Parents are supposed to be part of the new funding formula asserted at a local level.  But they will have a near-impossible time of fomenting a functional, fair system when almost none have even heard of the issue.  And when there is so little feedback under the best of circumstances, about what is happening at their very own school.

Instead, by tossing the entire structure of funding into an unregulated mosh pit of monies available for the grabbing, vulnerable will be the very most needy groups the restricted funds were originally intended for.  Without advocates who filter for social justice primed to sequester monies where needed the very most, it is all up for grabs among an avowedly hurting-overall population.

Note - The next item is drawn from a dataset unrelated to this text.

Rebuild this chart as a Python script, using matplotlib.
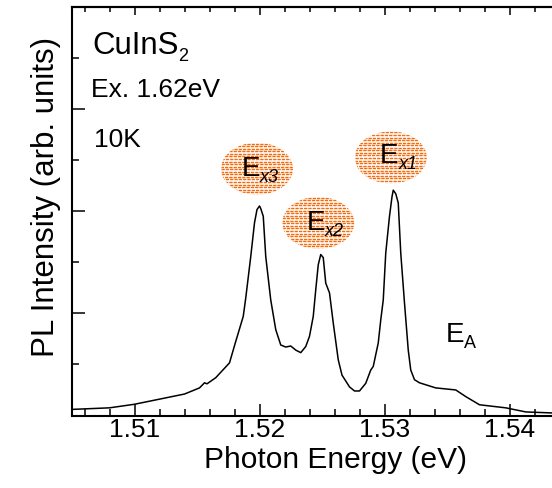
import numpy as np
import matplotlib
matplotlib.use("Agg")
import matplotlib.pyplot as plt
from matplotlib.patches import Ellipse
from matplotlib.ticker import MultipleLocator

plt.rcParams["font.family"] = ["Liberation Sans", "DejaVu Sans"]

# PL spectrum of CuInS2 at 10 K (photon energy in eV, intensity in arb. units)
energy = [1.50506, 1.5080, 1.5100, 1.5120, 1.5140, 1.5152, 1.5156, 1.5158,
          1.5165, 1.5176, 1.5181, 1.5187, 1.5189, 1.5193, 1.5196, 1.5198,
          1.5200, 1.5201, 1.5203, 1.5205, 1.5209, 1.5213, 1.5217, 1.5221,
          1.5225, 1.5229, 1.5233, 1.5237, 1.5240, 1.5243, 1.5245, 1.5247,
          1.5249, 1.5251, 1.5253, 1.5256, 1.5259, 1.5263, 1.5266, 1.5272,
          1.5276, 1.5280, 1.5285, 1.5289, 1.5291, 1.5295, 1.5297, 1.5299,
          1.5301, 1.5304, 1.5306, 1.5307, 1.5309, 1.5311, 1.5313, 1.5316,
          1.5319, 1.5321, 1.5324, 1.5328, 1.5341, 1.5357, 1.5365, 1.5376,
          1.5397, 1.5413, 1.5434, 1.5450]
intensity = [0.12, 0.15, 0.22, 0.32, 0.42, 0.54, 0.64, 0.62,
             0.74, 1.03, 1.45, 1.94, 2.30, 3.11, 3.77, 4.03,
             4.10, 4.05, 3.90, 3.11, 2.26, 1.68, 1.38, 1.34,
             1.36, 1.28, 1.23, 1.35, 1.55, 1.94, 2.46, 2.95,
             3.15, 3.09, 2.59, 2.40, 1.81, 1.09, 0.79, 0.56,
             0.48, 0.48, 0.63, 0.89, 0.96, 1.42, 1.87, 2.26,
             3.18, 3.90, 4.28, 4.41, 4.34, 4.16, 3.18, 2.20,
             1.28, 0.89, 0.70, 0.64, 0.54, 0.50, 0.37, 0.21,
             0.15, 0.07, 0.05, 0.04]

# exciton labels and the blobs behind them
exciton_names = ["E", "E", "E"]
exciton_subs = ["x3", "x2", "x1"]
exciton_label_x = [1.51854, 1.52374, 1.52960]
exciton_label_y = [4.68, 3.63, 4.945]
blob_x = [1.5198, 1.5247, 1.5305]
blob_y = [4.83, 3.77, 5.05]

xticks = [1.51, 1.52, 1.53, 1.54]
xtick_labels = ["1.51", "1.52", "1.53", "1.54"]

fig = plt.figure(figsize=(5.52, 4.88), dpi=100)
ax = fig.add_axes([72 / 552, 72.5 / 488, 500 / 552, 408.8 / 488])

ax.plot(energy, intensity, color="black", lw=1.1, zorder=3)

ax.set_xlim(1.505, 1.545)
ax.set_ylim(0, 8)

# spines
for side in ("left", "bottom", "top"):
    ax.spines[side].set_linewidth(1.5)
ax.spines["right"].set_visible(False)

# ticks
ax.set_xticks(xticks)
ax.set_xticklabels(xtick_labels)
ax.xaxis.set_minor_locator(MultipleLocator(0.002))
ax.yaxis.set_major_locator(MultipleLocator(2))
ax.yaxis.set_minor_locator(MultipleLocator(1))
ax.tick_params(axis="x", which="major", direction="in", length=8.6, width=1.1,
               labelsize=19, pad=2, top=False)
ax.tick_params(axis="x", which="minor", direction="in", length=5, width=1.1, top=False)
ax.tick_params(axis="y", which="major", direction="in", length=9, width=1.1,
               labelleft=False, right=False)
ax.tick_params(axis="y", which="minor", direction="in", length=5, width=1.1, right=False)

top = ax.secondary_xaxis("top")
top.set_xticks(xticks)
top.xaxis.set_minor_locator(MultipleLocator(0.002))
top.tick_params(which="major", direction="in", length=5.8, width=1.1, labeltop=False)
top.tick_params(which="minor", direction="in", length=3.6, width=1.1)
top.spines["top"].set_linewidth(1.5)

ax.set_xlabel("Photon Energy (eV)", fontsize=21.5)
ax.xaxis.set_label_coords(0.528, -0.075)
ax.set_ylabel("PL Intensity (arb. units)", fontsize=22.5)
ax.yaxis.set_label_coords(-0.022, 0.534)


def label_with_sub(x, y, main, sub, size, subsize, style="normal", dx=0.5, dy=0.0):
    t = ax.text(x, y, main, fontsize=size, va="baseline", ha="left", zorder=6)
    ax.annotate(sub, xy=(1, 0), xycoords=t, xytext=(dx, dy),
                textcoords="offset points", fontsize=subsize, style=style,
                va="baseline", ha="left", zorder=6)
    return t


# dotted orange blobs behind the exciton labels
blob_w, blob_h = 0.00576, 1.02
row_step = 0.05
for cx, cy in zip(blob_x, blob_y):
    ell = Ellipse((cx, cy), blob_w, blob_h, facecolor="none", edgecolor="none")
    ax.add_patch(ell)
    for i, yy in enumerate(np.arange(cy - blob_h / 2, cy + blob_h / 2, row_step)):
        ln, = ax.plot([cx - blob_w / 2, cx + blob_w / 2], [yy, yy],
                      color="#F56A0A", lw=1.0, ls=(0.6 * (i % 2), (2.4, 0.7)),
                      zorder=2, solid_capstyle="butt", dash_capstyle="butt")
        ln.set_clip_path(ell)

for name, sub, lx, ly in zip(exciton_names, exciton_subs, exciton_label_x, exciton_label_y):
    label_with_sub(lx, ly, name, sub, 20, 13, style="italic", dx=0.3)

label_with_sub(1.53488, 1.447, "E", "A", 20, 13, dx=0.3)

# sample description
label_with_sub(1.50664, 7.07, "CuInS", "2", 22.5, 13, dx=-0.3)
ax.text(1.50654, 6.23, "Ex. 1.62eV", fontsize=19, va="baseline", ha="left")
ax.text(1.5068, 5.245, "10K", fontsize=19, va="baseline", ha="left")

fig.savefig("out.png", dpi=100)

Effectively, the original distributions for monies hard-considered at the state and federal level are all being overturned, left to be re-formulated on the fly by the uninitiated and uninformed. The new funding formula potentially at least, has little recourse to historical arguments and cogitations about spending for equitable social justice.  And when a population is held so deliberately in ignorance of current circumstances, it is hard to understand how they will have anything like the tools necessary to make critical funding distribution decisions.  Essentially, therefore, money that was once hampered from reaching its intended source by obscurity and complication, is now being primed for redirection by imprimatur of the innocent.